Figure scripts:
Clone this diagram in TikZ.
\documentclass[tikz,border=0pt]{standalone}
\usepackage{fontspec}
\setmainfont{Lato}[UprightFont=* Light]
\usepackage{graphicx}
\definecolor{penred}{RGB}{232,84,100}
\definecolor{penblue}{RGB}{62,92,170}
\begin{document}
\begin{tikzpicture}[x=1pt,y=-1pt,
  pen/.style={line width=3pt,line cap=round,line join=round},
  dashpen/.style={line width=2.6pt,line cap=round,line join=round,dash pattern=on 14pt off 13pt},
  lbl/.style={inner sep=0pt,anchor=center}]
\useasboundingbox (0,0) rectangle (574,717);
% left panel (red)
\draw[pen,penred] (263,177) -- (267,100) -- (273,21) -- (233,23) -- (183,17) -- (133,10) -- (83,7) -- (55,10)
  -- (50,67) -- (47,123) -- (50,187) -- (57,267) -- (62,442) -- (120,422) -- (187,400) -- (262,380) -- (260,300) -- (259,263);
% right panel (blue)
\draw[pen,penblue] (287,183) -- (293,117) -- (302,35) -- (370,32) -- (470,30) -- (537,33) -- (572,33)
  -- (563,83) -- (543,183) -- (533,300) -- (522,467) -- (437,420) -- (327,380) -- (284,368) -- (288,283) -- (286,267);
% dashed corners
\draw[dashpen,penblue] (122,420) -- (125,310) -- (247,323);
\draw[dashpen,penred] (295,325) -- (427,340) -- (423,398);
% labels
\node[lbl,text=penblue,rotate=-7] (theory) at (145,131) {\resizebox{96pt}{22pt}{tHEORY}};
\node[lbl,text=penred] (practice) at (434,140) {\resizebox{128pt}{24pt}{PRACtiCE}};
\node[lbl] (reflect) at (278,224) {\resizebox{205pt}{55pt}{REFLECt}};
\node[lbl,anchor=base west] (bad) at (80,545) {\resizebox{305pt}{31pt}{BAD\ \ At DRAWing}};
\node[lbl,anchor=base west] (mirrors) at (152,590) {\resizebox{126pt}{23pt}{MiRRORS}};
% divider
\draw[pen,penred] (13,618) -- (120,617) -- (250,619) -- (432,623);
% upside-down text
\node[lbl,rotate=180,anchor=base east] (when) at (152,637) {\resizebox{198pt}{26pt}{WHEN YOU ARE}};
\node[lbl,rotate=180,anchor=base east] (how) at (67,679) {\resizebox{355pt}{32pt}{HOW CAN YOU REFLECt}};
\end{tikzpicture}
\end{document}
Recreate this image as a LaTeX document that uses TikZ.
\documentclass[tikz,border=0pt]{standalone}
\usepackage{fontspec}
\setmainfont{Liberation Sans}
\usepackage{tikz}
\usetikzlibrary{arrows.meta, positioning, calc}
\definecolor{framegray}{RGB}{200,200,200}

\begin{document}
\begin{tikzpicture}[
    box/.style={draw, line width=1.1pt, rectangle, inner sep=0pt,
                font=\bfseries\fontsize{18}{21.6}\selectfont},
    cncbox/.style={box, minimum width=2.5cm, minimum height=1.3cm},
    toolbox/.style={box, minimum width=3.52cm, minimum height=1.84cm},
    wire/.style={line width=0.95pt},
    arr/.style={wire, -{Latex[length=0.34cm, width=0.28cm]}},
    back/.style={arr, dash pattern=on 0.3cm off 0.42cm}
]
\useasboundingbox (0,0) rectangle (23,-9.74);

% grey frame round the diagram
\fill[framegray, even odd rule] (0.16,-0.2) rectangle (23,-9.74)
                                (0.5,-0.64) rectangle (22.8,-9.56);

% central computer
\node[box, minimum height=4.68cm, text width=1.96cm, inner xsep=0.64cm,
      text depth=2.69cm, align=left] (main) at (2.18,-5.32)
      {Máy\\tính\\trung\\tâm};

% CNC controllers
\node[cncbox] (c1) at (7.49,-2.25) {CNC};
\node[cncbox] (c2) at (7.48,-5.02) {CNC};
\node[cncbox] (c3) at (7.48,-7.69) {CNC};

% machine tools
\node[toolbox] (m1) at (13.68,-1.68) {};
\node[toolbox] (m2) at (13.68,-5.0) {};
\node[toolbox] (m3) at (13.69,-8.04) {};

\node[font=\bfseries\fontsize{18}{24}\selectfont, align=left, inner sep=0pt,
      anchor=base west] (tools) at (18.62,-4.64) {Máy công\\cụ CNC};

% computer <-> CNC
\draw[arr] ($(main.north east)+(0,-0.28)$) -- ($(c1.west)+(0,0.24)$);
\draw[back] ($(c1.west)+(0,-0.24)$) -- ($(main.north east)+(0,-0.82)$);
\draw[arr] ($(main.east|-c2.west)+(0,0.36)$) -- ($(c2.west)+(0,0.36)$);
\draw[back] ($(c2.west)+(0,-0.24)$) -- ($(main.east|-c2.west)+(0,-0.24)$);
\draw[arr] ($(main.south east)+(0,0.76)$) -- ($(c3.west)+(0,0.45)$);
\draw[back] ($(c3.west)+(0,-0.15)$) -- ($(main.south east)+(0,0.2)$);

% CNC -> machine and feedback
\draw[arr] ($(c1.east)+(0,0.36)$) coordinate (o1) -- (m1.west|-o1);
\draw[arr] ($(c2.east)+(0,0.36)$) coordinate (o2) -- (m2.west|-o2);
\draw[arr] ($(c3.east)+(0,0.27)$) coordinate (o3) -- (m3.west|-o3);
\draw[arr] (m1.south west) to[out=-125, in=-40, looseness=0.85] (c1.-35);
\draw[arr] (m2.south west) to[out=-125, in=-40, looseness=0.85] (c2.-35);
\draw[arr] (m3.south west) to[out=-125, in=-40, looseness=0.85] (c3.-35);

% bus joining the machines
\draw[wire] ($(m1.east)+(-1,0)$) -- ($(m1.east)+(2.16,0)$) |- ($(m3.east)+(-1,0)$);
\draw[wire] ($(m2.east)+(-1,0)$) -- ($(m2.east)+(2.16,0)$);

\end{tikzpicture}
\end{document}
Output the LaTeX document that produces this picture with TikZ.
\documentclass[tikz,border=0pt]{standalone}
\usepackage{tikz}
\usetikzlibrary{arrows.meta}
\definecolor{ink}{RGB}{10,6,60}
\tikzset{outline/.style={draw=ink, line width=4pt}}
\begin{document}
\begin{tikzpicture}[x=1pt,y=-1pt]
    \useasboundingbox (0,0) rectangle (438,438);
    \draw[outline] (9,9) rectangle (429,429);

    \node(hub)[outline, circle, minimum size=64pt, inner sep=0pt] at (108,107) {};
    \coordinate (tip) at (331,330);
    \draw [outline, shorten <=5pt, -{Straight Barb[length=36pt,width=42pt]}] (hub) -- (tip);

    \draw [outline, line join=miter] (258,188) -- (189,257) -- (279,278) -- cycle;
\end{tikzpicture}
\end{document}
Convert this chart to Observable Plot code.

◆ TASK TO COMPLETE: Output the records above in their entirety, exactly.

◆ SOLUTION TO THE PROBLEM:
Clone this diagram in TikZ.
\documentclass[tikz,border=0pt]{standalone}
\usepackage{fontspec}
\setmainfont{Lato}[UprightFont=* Light]
\usepackage{graphicx}
\definecolor{penred}{RGB}{232,84,100}
\definecolor{penblue}{RGB}{62,92,170}
\begin{document}
\begin{tikzpicture}[x=1pt,y=-1pt,
  pen/.style={line width=3pt,line cap=round,line join=round},
  dashpen/.style={line width=2.6pt,line cap=round,line join=round,dash pattern=on 14pt off 13pt},
  lbl/.style={inner sep=0pt,anchor=center}]
\useasboundingbox (0,0) rectangle (574,717);
% left panel (red)
\draw[pen,penred] (263,177) -- (267,100) -- (273,21) -- (233,23) -- (183,17) -- (133,10) -- (83,7) -- (55,10)
  -- (50,67) -- (47,123) -- (50,187) -- (57,267) -- (62,442) -- (120,422) -- (187,400) -- (262,380) -- (260,300) -- (259,263);
% right panel (blue)
\draw[pen,penblue] (287,183) -- (293,117) -- (302,35) -- (370,32) -- (470,30) -- (537,33) -- (572,33)
  -- (563,83) -- (543,183) -- (533,300) -- (522,467) -- (437,420) -- (327,380) -- (284,368) -- (288,283) -- (286,267);
% dashed corners
\draw[dashpen,penblue] (122,420) -- (125,310) -- (247,323);
\draw[dashpen,penred] (295,325) -- (427,340) -- (423,398);
% labels
\node[lbl,text=penblue,rotate=-7] (theory) at (145,131) {\resizebox{96pt}{22pt}{tHEORY}};
\node[lbl,text=penred] (practice) at (434,140) {\resizebox{128pt}{24pt}{PRACtiCE}};
\node[lbl] (reflect) at (278,224) {\resizebox{205pt}{55pt}{REFLECt}};
\node[lbl,anchor=base west] (bad) at (80,545) {\resizebox{305pt}{31pt}{BAD\ \ At DRAWing}};
\node[lbl,anchor=base west] (mirrors) at (152,590) {\resizebox{126pt}{23pt}{MiRRORS}};
% divider
\draw[pen,penred] (13,618) -- (120,617) -- (250,619) -- (432,623);
% upside-down text
\node[lbl,rotate=180,anchor=base east] (when) at (152,637) {\resizebox{198pt}{26pt}{WHEN YOU ARE}};
\node[lbl,rotate=180,anchor=base east] (how) at (67,679) {\resizebox{355pt}{32pt}{HOW CAN YOU REFLECt}};
\end{tikzpicture}
\end{document}
Recreate this image as a LaTeX document that uses TikZ.
\documentclass[tikz,border=0pt]{standalone}
\usepackage{fontspec}
\setmainfont{Liberation Sans}
\usepackage{tikz}
\usetikzlibrary{arrows.meta, positioning, calc}
\definecolor{framegray}{RGB}{200,200,200}

\begin{document}
\begin{tikzpicture}[
    box/.style={draw, line width=1.1pt, rectangle, inner sep=0pt,
                font=\bfseries\fontsize{18}{21.6}\selectfont},
    cncbox/.style={box, minimum width=2.5cm, minimum height=1.3cm},
    toolbox/.style={box, minimum width=3.52cm, minimum height=1.84cm},
    wire/.style={line width=0.95pt},
    arr/.style={wire, -{Latex[length=0.34cm, width=0.28cm]}},
    back/.style={arr, dash pattern=on 0.3cm off 0.42cm}
]
\useasboundingbox (0,0) rectangle (23,-9.74);

% grey frame round the diagram
\fill[framegray, even odd rule] (0.16,-0.2) rectangle (23,-9.74)
                                (0.5,-0.64) rectangle (22.8,-9.56);

% central computer
\node[box, minimum height=4.68cm, text width=1.96cm, inner xsep=0.64cm,
      text depth=2.69cm, align=left] (main) at (2.18,-5.32)
      {Máy\\tính\\trung\\tâm};

% CNC controllers
\node[cncbox] (c1) at (7.49,-2.25) {CNC};
\node[cncbox] (c2) at (7.48,-5.02) {CNC};
\node[cncbox] (c3) at (7.48,-7.69) {CNC};

% machine tools
\node[toolbox] (m1) at (13.68,-1.68) {};
\node[toolbox] (m2) at (13.68,-5.0) {};
\node[toolbox] (m3) at (13.69,-8.04) {};

\node[font=\bfseries\fontsize{18}{24}\selectfont, align=left, inner sep=0pt,
      anchor=base west] (tools) at (18.62,-4.64) {Máy công\\cụ CNC};

% computer <-> CNC
\draw[arr] ($(main.north east)+(0,-0.28)$) -- ($(c1.west)+(0,0.24)$);
\draw[back] ($(c1.west)+(0,-0.24)$) -- ($(main.north east)+(0,-0.82)$);
\draw[arr] ($(main.east|-c2.west)+(0,0.36)$) -- ($(c2.west)+(0,0.36)$);
\draw[back] ($(c2.west)+(0,-0.24)$) -- ($(main.east|-c2.west)+(0,-0.24)$);
\draw[arr] ($(main.south east)+(0,0.76)$) -- ($(c3.west)+(0,0.45)$);
\draw[back] ($(c3.west)+(0,-0.15)$) -- ($(main.south east)+(0,0.2)$);

% CNC -> machine and feedback
\draw[arr] ($(c1.east)+(0,0.36)$) coordinate (o1) -- (m1.west|-o1);
\draw[arr] ($(c2.east)+(0,0.36)$) coordinate (o2) -- (m2.west|-o2);
\draw[arr] ($(c3.east)+(0,0.27)$) coordinate (o3) -- (m3.west|-o3);
\draw[arr] (m1.south west) to[out=-125, in=-40, looseness=0.85] (c1.-35);
\draw[arr] (m2.south west) to[out=-125, in=-40, looseness=0.85] (c2.-35);
\draw[arr] (m3.south west) to[out=-125, in=-40, looseness=0.85] (c3.-35);

% bus joining the machines
\draw[wire] ($(m1.east)+(-1,0)$) -- ($(m1.east)+(2.16,0)$) |- ($(m3.east)+(-1,0)$);
\draw[wire] ($(m2.east)+(-1,0)$) -- ($(m2.east)+(2.16,0)$);

\end{tikzpicture}
\end{document}
Output the LaTeX document that produces this picture with TikZ.
\documentclass[tikz,border=0pt]{standalone}
\usepackage{tikz}
\usetikzlibrary{arrows.meta}
\definecolor{ink}{RGB}{10,6,60}
\tikzset{outline/.style={draw=ink, line width=4pt}}
\begin{document}
\begin{tikzpicture}[x=1pt,y=-1pt]
    \useasboundingbox (0,0) rectangle (438,438);
    \draw[outline] (9,9) rectangle (429,429);

    \node(hub)[outline, circle, minimum size=64pt, inner sep=0pt] at (108,107) {};
    \coordinate (tip) at (331,330);
    \draw [outline, shorten <=5pt, -{Straight Barb[length=36pt,width=42pt]}] (hub) -- (tip);

    \draw [outline, line join=miter] (258,188) -- (189,257) -- (279,278) -- cycle;
\end{tikzpicture}
\end{document}
Convert this chart to Observable Plot code.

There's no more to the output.